# Cottage Bacon?



## elkhorn98 (Dec 22, 2007)

Is it the same as buckboard?  I saw some in the supermarket the other day and it said it was from pork shoulder.


----------



## walking dude (Dec 22, 2007)

buckboard is the finished product.......was this finished?

buckboard is normally made from the butt/shoulder area........

in fact cold smoking some at the moment


----------



## Dutch (Dec 22, 2007)

From what I have read, Cottage bacon is made from the pork butt. It is brined cured and then cold smoked it then needs to be cooked before it can be used.

Buckboard bacon is also made from the pork butt. BBB is dry cured, then smoked starting with a cold smoke and gradually increasing the heat until the internal temps of the BBB is 162 degrees. Once finished, BBB can be eaten as is or sliced (thick or thin) and then heated in a fry pan.


----------



## walking dude (Dec 22, 2007)

thankx dutch.........finally a explanation i can understand.......i brined with a homemade buckboard brine......injected a boneless 5 lb butt.......brined for about 10 days......cold smoking.......smoker temps +/- 100*

smoked for 8 hours already.........just brought it in to the fridge.......to wait till tomorrow.........when i will cold smoke it some more.......

so then i am making cottage bacon..........buckboard bacon is then hot smoked......kewl...........
NOW i get it.......heheh.......thankx dude.........

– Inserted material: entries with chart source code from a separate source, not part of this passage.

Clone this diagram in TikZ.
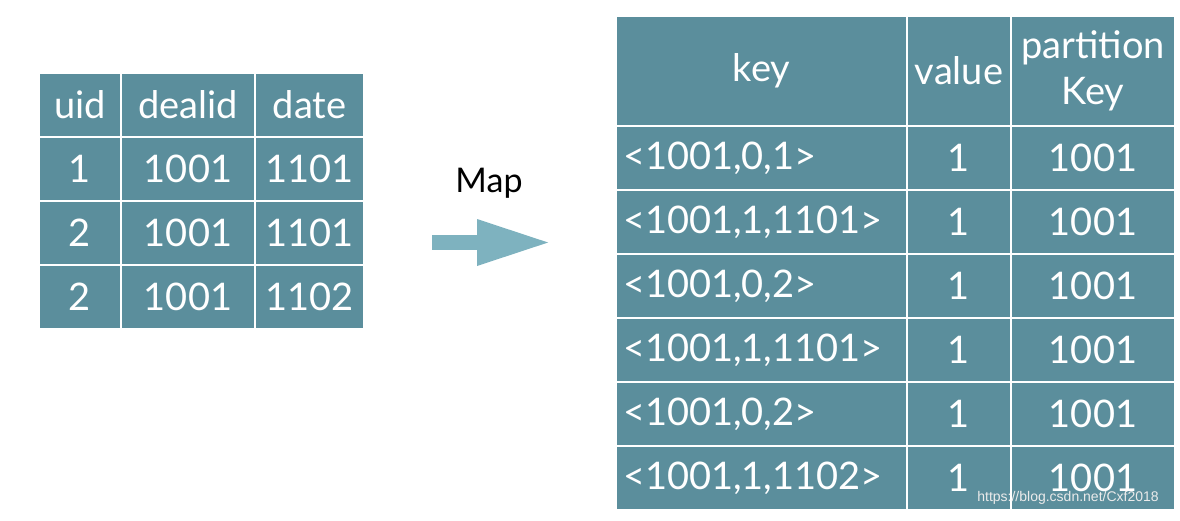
\documentclass[tikz,border=0pt]{standalone}
\usepackage{fontspec}
\setmainfont{Lato}
\newfontfamily\wmfont{Liberation Sans}
\usetikzlibrary{arrows.meta}

\definecolor{cellteal}{RGB}{91,142,156}
\definecolor{arrowteal}{RGB}{126,178,191}

\tikzset{
    cell/.style={anchor=north west, fill=cellteal, draw=white, line width=2pt,
        text=white, inner sep=0pt, font=\fontsize{38}{46}\selectfont},
    keycell/.style={cell, text width=277pt, inner xsep=7pt, align=left},
}

\begin{document}
\begin{tikzpicture}[x=1pt,y=-1pt]
    \useasboundingbox (0,0) rectangle (1180,520);

    % input table
    \node[cell, minimum width=82pt, minimum height=64pt] (uidh) at (38,72) {uid};
    \node[cell, minimum width=134pt, minimum height=64pt] (dealh) at (120,72) {dealid};
    \node[cell, minimum width=109pt, minimum height=64pt] (dateh) at (254,72) {date};

    \node[cell, minimum width=82pt, minimum height=64pt] (uida) at (38,136) {1};
    \node[cell, minimum width=134pt, minimum height=64pt] (deala) at (120,136) {1001};
    \node[cell, minimum width=109pt, minimum height=64pt] (datea) at (254,136) {1101};

    \node[cell, minimum width=82pt, minimum height=64pt] (uidb) at (38,200) {2};
    \node[cell, minimum width=134pt, minimum height=64pt] (dealb) at (120,200) {1001};
    \node[cell, minimum width=109pt, minimum height=64pt] (dateb) at (254,200) {1101};

    \node[cell, minimum width=82pt, minimum height=64pt] (uidc) at (38,264) {2};
    \node[cell, minimum width=134pt, minimum height=64pt] (dealc) at (120,264) {1001};
    \node[cell, minimum width=109pt, minimum height=64pt] (datec) at (254,264) {1102};

    % map step
    \node[font=\fontsize{34}{40}\selectfont] (maplbl) at (489,183) {Map};
    \coordinate (arrowtail) at (432,242.5);
    \coordinate (arrowtip) at (552,242.5);
    \draw[arrowteal, line width=15pt, -{Triangle[length=75pt, width=42pt]}] (arrowtail) -- (arrowtip);

    % output table
    \node[cell, minimum width=291pt, minimum height=110pt] (keyh) at (615,15) {key};
    \node[cell, minimum width=104pt, minimum height=110pt] (valh) at (906,15) {value};
    \node[cell, minimum width=164pt, minimum height=110pt, align=center] (parth) at (1010,15) {partition\\Key};

    \node[keycell, minimum height=64pt] (keya) at (615,125) {<1001,0,1>};
    \node[cell, minimum width=104pt, minimum height=64pt] (vala) at (906,125) {1};
    \node[cell, minimum width=164pt, minimum height=64pt] (parta) at (1010,125) {1001};

    \node[keycell, minimum height=64pt] (keyb) at (615,189) {<1001,1,1101>};
    \node[cell, minimum width=104pt, minimum height=64pt] (valb) at (906,189) {1};
    \node[cell, minimum width=164pt, minimum height=64pt] (partb) at (1010,189) {1001};

    \node[keycell, minimum height=64pt] (keyc) at (615,253) {<1001,0,2>};
    \node[cell, minimum width=104pt, minimum height=64pt] (valc) at (906,253) {1};
    \node[cell, minimum width=164pt, minimum height=64pt] (partc) at (1010,253) {1001};

    \node[keycell, minimum height=64pt] (keyd) at (615,317) {<1001,1,1101>};
    \node[cell, minimum width=104pt, minimum height=64pt] (vald) at (906,317) {1};
    \node[cell, minimum width=164pt, minimum height=64pt] (partd) at (1010,317) {1001};

    \node[keycell, minimum height=64pt] (keye) at (615,381) {<1001,0,2>};
    \node[cell, minimum width=104pt, minimum height=64pt] (vale) at (906,381) {1};
    \node[cell, minimum width=164pt, minimum height=64pt] (parte) at (1010,381) {1001};

    \node[keycell, minimum height=64pt] (keyf) at (615,445) {<1001,1,1102>};
    \node[cell, minimum width=104pt, minimum height=64pt] (valf) at (906,445) {1};
    \node[cell, minimum width=164pt, minimum height=64pt] (partf) at (1010,445) {1001};

    \node[font=\wmfont\fontsize{14}{16}\selectfont, text=white!92!black] (wmark) at (1068,498) {https://blog.csdn.net/Cxf2018};
\end{tikzpicture}
\end{document}
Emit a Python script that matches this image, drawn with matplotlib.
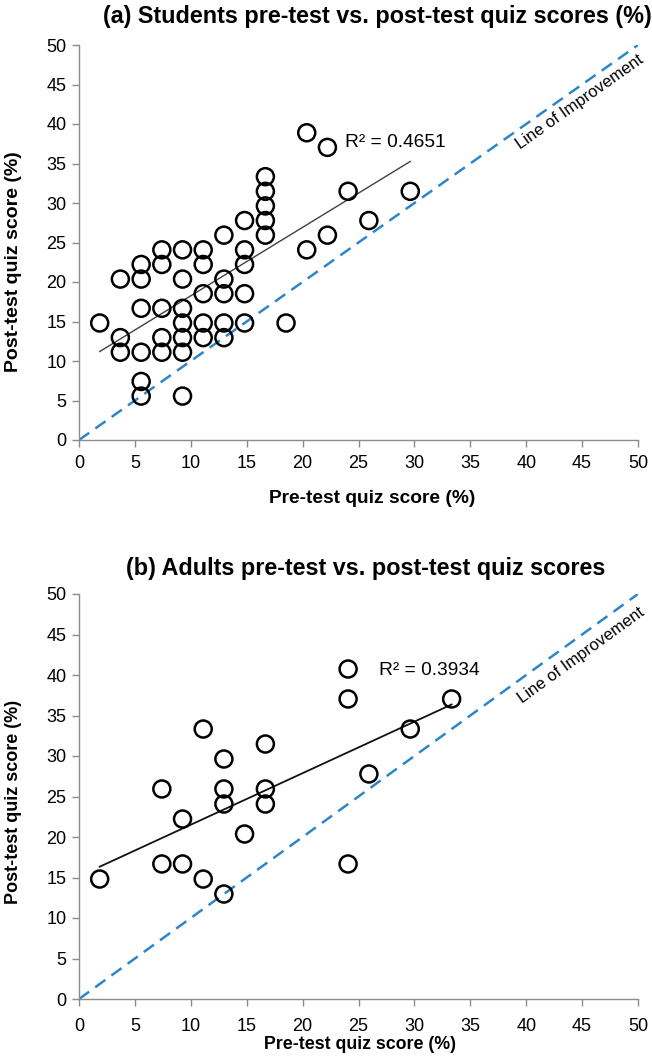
import matplotlib
matplotlib.use('Agg')
import matplotlib.pyplot as plt
import numpy as np

plt.rcParams['font.family'] = ['Liberation Sans', 'DejaVu Sans']

# Students (a): pre-test vs post-test scores (%)
students_pre = [1.85,
                3.70, 3.70, 3.70,
                5.56, 5.56, 5.56, 5.56, 5.56, 5.56,
                7.41, 7.41, 7.41, 7.41, 7.41,
                9.26, 9.26, 9.26, 9.26, 9.26, 9.26, 9.26,
                11.11, 11.11, 11.11, 11.11, 11.11,
                12.96, 12.96, 12.96, 12.96, 12.96,
                14.81, 14.81, 14.81, 14.81, 14.81,
                16.67, 16.67, 16.67, 16.67, 16.67,
                18.52,
                20.37, 20.37,
                22.22, 22.22,
                24.07, 25.93, 29.63]
students_post = [14.81,
                 20.37, 12.96, 11.11,
                 22.22, 20.37, 16.67, 11.11, 7.41, 5.56,
                 24.07, 22.22, 16.67, 12.96, 11.11,
                 24.07, 20.37, 16.67, 14.81, 12.96, 11.11, 5.56,
                 24.07, 22.22, 18.52, 14.81, 12.96,
                 25.93, 20.37, 18.52, 14.81, 12.96,
                 27.78, 24.07, 22.22, 18.52, 14.81,
                 33.33, 31.48, 29.63, 27.78, 25.93,
                 14.81,
                 38.89, 24.07,
                 37.04, 25.93,
                 31.48, 27.78, 31.48]

# Adults (b)
adults_pre = [1.85, 7.41, 7.41, 9.26, 9.26, 11.11, 11.11,
              12.96, 12.96, 12.96, 12.96, 14.81,
              16.67, 16.67, 16.67, 24.07, 24.07, 24.07,
              25.93, 29.63, 33.33]
adults_post = [14.81, 25.93, 16.67, 22.22, 16.67, 33.33, 14.81,
               29.63, 25.93, 24.07, 12.96, 20.37,
               31.48, 25.93, 24.07, 40.74, 37.04, 16.67,
               27.78, 33.33, 37.04]

ticks = [0, 5, 10, 15, 20, 25, 30, 35, 40, 45, 50]
line_of_improvement = [0, 50]

titles = ['(a) Students pre-test vs. post-test quiz scores (%)',
          '(b) Adults pre-test vs. post-test quiz scores']
r2_labels = ['R² = 0.4651', 'R² = 0.3934']

W, H = 652, 1058
fig = plt.figure(figsize=(W / 100, H / 100), dpi=100)

# axes boxes in pixels: left, top, right, bottom
boxes = [(79, 45, 638, 440), (79, 594, 638, 999)]
datasets = [(students_pre, students_post), (adults_pre, adults_post)]
r2_pos = [(23.8, 37.6), (26.8, 40.6)]
loi_pos = [(39.6, 36.4), (39.8, 36.2)]
trend_style = [dict(color='#404040', lw=1.0), dict(color='#111111', lw=1.3)]
xlabel_size = [13.8, 12.8]
ylabel_size = [14.0, 13.0]
xpad = [6, 9]

axes = []
for i, (l, t, r, b) in enumerate(boxes):
    ax = fig.add_axes([l / W, 1 - b / H, (r - l) / W, (b - t) / H])
    axes.append(ax)
    x, y = datasets[i]

    ax.plot(line_of_improvement, line_of_improvement, linestyle=(0, (5, 3)),
            color='#2E86C8', lw=1.8, zorder=1)

    # linear trend line fitted to the data
    coef = np.polyfit(x, y, 1)
    xs = np.array([min(x), max(x)])
    ax.plot(xs, np.polyval(coef, xs), zorder=2, **trend_style[i])

    ax.scatter(x, y, s=150, facecolors='none', edgecolors='black',
               linewidths=1.8, zorder=3)

    ax.text(r2_pos[i][0], r2_pos[i][1], r2_labels[i], fontsize=13.8,
            va='center', ha='left')
    ax.text(loi_pos[i][0], loi_pos[i][1], 'Line of Improvement', fontsize=12,
            rotation=45, transform_rotates_text=True, rotation_mode='anchor',
            ha='left', va='bottom', clip_on=False)

    ax.set_xlim(0, 50)
    ax.set_ylim(0, 50)
    ax.set_xticks(ticks)
    ax.set_yticks(ticks)
    for side in ['top', 'right']:
        ax.spines[side].set_visible(False)
    for side in ['left', 'bottom']:
        ax.spines[side].set_color('#8c8c8c')
        ax.spines[side].set_linewidth(1.0)
    ax.tick_params(direction='out', length=5, width=1.0, color='#8c8c8c',
                   labelsize=13, pad=4)
    ax.tick_params(axis='x', pad=xpad[i])

    ax.set_xlabel('Pre-test quiz score (%)', fontsize=xlabel_size[i],
                  fontweight='bold')
    ax.set_ylabel('Post-test quiz score (%)', fontsize=ylabel_size[i],
                  fontweight='bold')

# titles and label placement
fig.text(377 / W, 1 - 17 / H, titles[0], fontsize=16.8, fontweight='bold',
         ha='center', va='center')
fig.text(366 / W, 1 - 568 / H, titles[1], fontsize=16.8, fontweight='bold',
         ha='center', va='center')

axes[0].xaxis.set_label_coords(372 / W, 1 - 490 / H, transform=fig.transFigure)
axes[1].xaxis.set_label_coords(360 / W, 1 - 1036 / H, transform=fig.transFigure)
axes[0].yaxis.set_label_coords(22 / W, 1 - 262 / H, transform=fig.transFigure)
axes[1].yaxis.set_label_coords(22 / W, 1 - 802 / H, transform=fig.transFigure)

fig.savefig('out.png', dpi=100)
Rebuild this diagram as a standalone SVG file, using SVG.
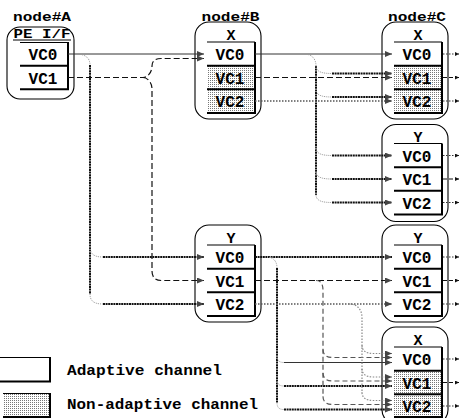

dutch.......how bout belly bacon.......and/or c. bacon.........hot or cold smoke those........thats my next experiment.......LOL

pity my lab rats........BWHAHAHAHAH


----------



## Dutch (Dec 23, 2007)

Your welcome, dude.

When we did belly bacon, it was brined pumped and then placed into the brining solution for up to a week. Placed into the smoker at 120* for 6-8 hours and then the smoker temps bumped up to 180* 'til the internal temp of the bacon was 160ish- samething with the Canadian bacon. Apple wood for the smoke.

At least your lab rats are well fed!


----------